Problem statement: The listing below should be printed exactly, every line of it. Skip the pictures.
# Start of Data provided
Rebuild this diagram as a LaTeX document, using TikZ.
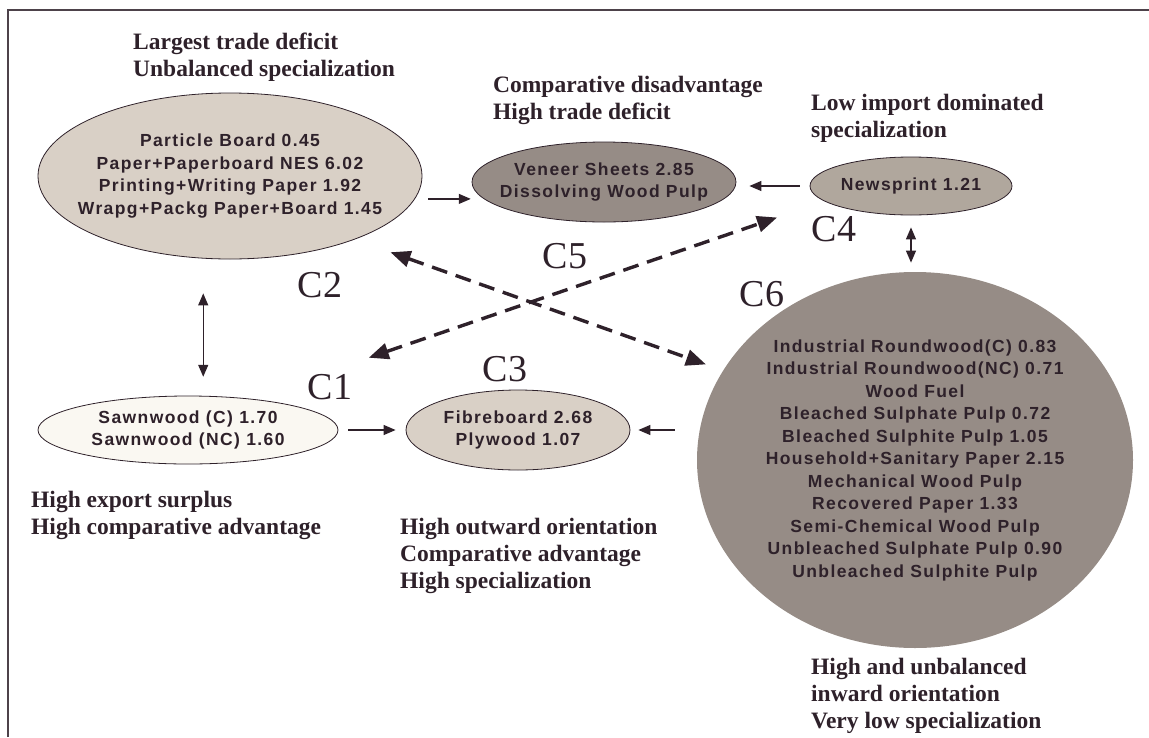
\documentclass[tikz,border=0pt]{standalone}
\usepackage{fontspec}
\setmainfont{Liberation Serif}
\newfontfamily\itemfont[LetterSpace=8]{Liberation Sans}
\usetikzlibrary{arrows.meta,shapes.geometric}

\definecolor{ink}{RGB}{46,33,42}
\definecolor{pale}{RGB}{250,248,242}
\definecolor{sand}{RGB}{217,208,198}
\definecolor{stone}{RGB}{176,167,157}
\definecolor{slate}{RGB}{150,140,134}

\begin{document}
\begin{tikzpicture}[x=1pt, y=1pt,
            >={Triangle[length=12pt,width=10pt]},
            cluster/.style={ellipse, draw=ink, line width=0.8pt, inner xsep=-50pt,
                inner ysep=0pt, align=center, text=ink,
                font=\itemfont\bfseries\fontsize{17.5}{22.5}\selectfont},
            remark/.style={anchor=west, align=left, inner sep=0pt, text=ink,
                font=\bfseries\fontsize{23.5}{27}\selectfont},
            tag/.style={inner sep=0pt, text=ink, font=\fontsize{38}{40}\selectfont},
            flow/.style={->, draw=ink, line width=1.2pt},
            both/.style={<->, draw=ink, line width=1.2pt},
            link/.style={<->, draw=ink, line width=3.4pt, dash pattern=on 16pt off 9pt,
                >={Triangle[length=20pt,width=16pt]}}]

        \useasboundingbox (0,0) rectangle (1149,-737);
        \draw[ink!85, line width=2pt] (8,-737) -- (8,-10) -- (1149,-10);

        % groups
        \node[cluster, fill=sand, minimum width=384pt, minimum height=166pt] (c2) at (230,-176)
            {Particle Board 0.45\\Paper+Paperboard NES 6.02\\Printing+Writing Paper 1.92\\Wrapg+Packg Paper+Board 1.45};
        \node[cluster, fill=slate, minimum width=264pt, minimum height=80pt] (c5) at (604,-182)
            {Veneer Sheets 2.85\\Dissolving Wood Pulp};
        \node[cluster, fill=stone, minimum width=202pt, minimum height=58pt] (c4) at (911,-186)
            {Newsprint 1.21};
        \node[cluster, fill=pale, minimum width=300pt, minimum height=68pt] (c1) at (188,-430)
            {Sawnwood (C) 1.70\\Sawnwood (NC) 1.60};
        \node[cluster, fill=sand, minimum width=224pt, minimum height=80pt] (c3) at (518,-430)
            {Fibreboard 2.68\\Plywood 1.07};
        \node[cluster, draw=none, fill=slate, minimum width=436pt, minimum height=376pt] (c6) at (915,-460)
            {Industrial Roundwood(C) 0.83\\Industrial Roundwood(NC) 0.71\\Wood Fuel\\
             Bleached Sulphate Pulp 0.72\\Bleached Sulphite Pulp 1.05\\Household+Sanitary Paper 2.15\\
             Mechanical Wood Pulp\\Recovered Paper 1.33\\Semi-Chemical Wood Pulp\\
             Unbleached Sulphate Pulp 0.90\\Unbleached Sulphite Pulp};

        % group tags
        \node[tag] (t1) at (330,-387) {C1};
        \node[tag] (t2) at (320,-285) {C2};
        \node[tag] (t3) at (505,-369) {C3};
        \node[tag] (t4) at (834,-229) {C4};
        \node[tag] (t5) at (565,-256) {C5};
        \node[tag] (t6) at (762,-294) {C6};

        % remarks
        \node[remark] (r2) at (133,-57)  {Largest trade deficit\\Unbalanced specialization};
        \node[remark] (r5) at (493,-100) {Comparative disadvantage\\High trade deficit};
        \node[remark] (r4) at (811,-118) {Low import dominated\\specialization};
        \node[remark] (r1) at (31,-515)  {High export surplus\\High comparative advantage};
        \node[remark] (r3) at (400,-556) {High outward orientation\\Comparative advantage\\High specialization};
        \node[remark] (r6) at (811,-696) {High and unbalanced\\inward orientation\\Very low specialization};

        % links
        \draw[flow, shorten <=6pt, shorten >=13pt] (c5.-172.5 -| c2.east) -- (c5.-172.5);
        \draw[flow, shorten <=10pt, shorten >=13pt] (c4.west) -- (c4.west -| c5.east);
        \draw[both, shorten <=12pt, shorten >=9pt] (c4.south) -- (c4.south |- c6.north);
        \draw[both, shorten <=19pt, shorten >=34pt] (c1.66.1) -- (c2.south -| c1.66.1);
        \draw[flow, shorten <=10pt, shorten >=10pt] (c1) -- (c3);
        \draw[flow, shorten <=22pt, shorten >=8pt] (c3.east -| c6.west) -- (c3.east);
        \draw[link, shorten <=38pt, shorten >=18pt] (c2.-27.7) -- (c6.155.7);
        \draw[link, shorten <=126pt, shorten >=50pt] (c1.27) -- (c4.-170);

\end{tikzpicture}
\end{document}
# End of Data provided
Problem solution:
Rebuild this diagram as a LaTeX document, using TikZ.
\documentclass[tikz,border=0pt]{standalone}
\usepackage{fontspec}
\setmainfont{Liberation Serif}
\newfontfamily\itemfont[LetterSpace=8]{Liberation Sans}
\usetikzlibrary{arrows.meta,shapes.geometric}

\definecolor{ink}{RGB}{46,33,42}
\definecolor{pale}{RGB}{250,248,242}
\definecolor{sand}{RGB}{217,208,198}
\definecolor{stone}{RGB}{176,167,157}
\definecolor{slate}{RGB}{150,140,134}

\begin{document}
\begin{tikzpicture}[x=1pt, y=1pt,
            >={Triangle[length=12pt,width=10pt]},
            cluster/.style={ellipse, draw=ink, line width=0.8pt, inner xsep=-50pt,
                inner ysep=0pt, align=center, text=ink,
                font=\itemfont\bfseries\fontsize{17.5}{22.5}\selectfont},
            remark/.style={anchor=west, align=left, inner sep=0pt, text=ink,
                font=\bfseries\fontsize{23.5}{27}\selectfont},
            tag/.style={inner sep=0pt, text=ink, font=\fontsize{38}{40}\selectfont},
            flow/.style={->, draw=ink, line width=1.2pt},
            both/.style={<->, draw=ink, line width=1.2pt},
            link/.style={<->, draw=ink, line width=3.4pt, dash pattern=on 16pt off 9pt,
                >={Triangle[length=20pt,width=16pt]}}]

        \useasboundingbox (0,0) rectangle (1149,-737);
        \draw[ink!85, line width=2pt] (8,-737) -- (8,-10) -- (1149,-10);

        % groups
        \node[cluster, fill=sand, minimum width=384pt, minimum height=166pt] (c2) at (230,-176)
            {Particle Board 0.45\\Paper+Paperboard NES 6.02\\Printing+Writing Paper 1.92\\Wrapg+Packg Paper+Board 1.45};
        \node[cluster, fill=slate, minimum width=264pt, minimum height=80pt] (c5) at (604,-182)
            {Veneer Sheets 2.85\\Dissolving Wood Pulp};
        \node[cluster, fill=stone, minimum width=202pt, minimum height=58pt] (c4) at (911,-186)
            {Newsprint 1.21};
        \node[cluster, fill=pale, minimum width=300pt, minimum height=68pt] (c1) at (188,-430)
            {Sawnwood (C) 1.70\\Sawnwood (NC) 1.60};
        \node[cluster, fill=sand, minimum width=224pt, minimum height=80pt] (c3) at (518,-430)
            {Fibreboard 2.68\\Plywood 1.07};
        \node[cluster, draw=none, fill=slate, minimum width=436pt, minimum height=376pt] (c6) at (915,-460)
            {Industrial Roundwood(C) 0.83\\Industrial Roundwood(NC) 0.71\\Wood Fuel\\
             Bleached Sulphate Pulp 0.72\\Bleached Sulphite Pulp 1.05\\Household+Sanitary Paper 2.15\\
             Mechanical Wood Pulp\\Recovered Paper 1.33\\Semi-Chemical Wood Pulp\\
             Unbleached Sulphate Pulp 0.90\\Unbleached Sulphite Pulp};

        % group tags
        \node[tag] (t1) at (330,-387) {C1};
        \node[tag] (t2) at (320,-285) {C2};
        \node[tag] (t3) at (505,-369) {C3};
        \node[tag] (t4) at (834,-229) {C4};
        \node[tag] (t5) at (565,-256) {C5};
        \node[tag] (t6) at (762,-294) {C6};

        % remarks
        \node[remark] (r2) at (133,-57)  {Largest trade deficit\\Unbalanced specialization};
        \node[remark] (r5) at (493,-100) {Comparative disadvantage\\High trade deficit};
        \node[remark] (r4) at (811,-118) {Low import dominated\\specialization};
        \node[remark] (r1) at (31,-515)  {High export surplus\\High comparative advantage};
        \node[remark] (r3) at (400,-556) {High outward orientation\\Comparative advantage\\High specialization};
        \node[remark] (r6) at (811,-696) {High and unbalanced\\inward orientation\\Very low specialization};

        % links
        \draw[flow, shorten <=6pt, shorten >=13pt] (c5.-172.5 -| c2.east) -- (c5.-172.5);
        \draw[flow, shorten <=10pt, shorten >=13pt] (c4.west) -- (c4.west -| c5.east);
        \draw[both, shorten <=12pt, shorten >=9pt] (c4.south) -- (c4.south |- c6.north);
        \draw[both, shorten <=19pt, shorten >=34pt] (c1.66.1) -- (c2.south -| c1.66.1);
        \draw[flow, shorten <=10pt, shorten >=10pt] (c1) -- (c3);
        \draw[flow, shorten <=22pt, shorten >=8pt] (c3.east -| c6.west) -- (c3.east);
        \draw[link, shorten <=38pt, shorten >=18pt] (c2.-27.7) -- (c6.155.7);
        \draw[link, shorten <=126pt, shorten >=50pt] (c1.27) -- (c4.-170);

\end{tikzpicture}
\end{document}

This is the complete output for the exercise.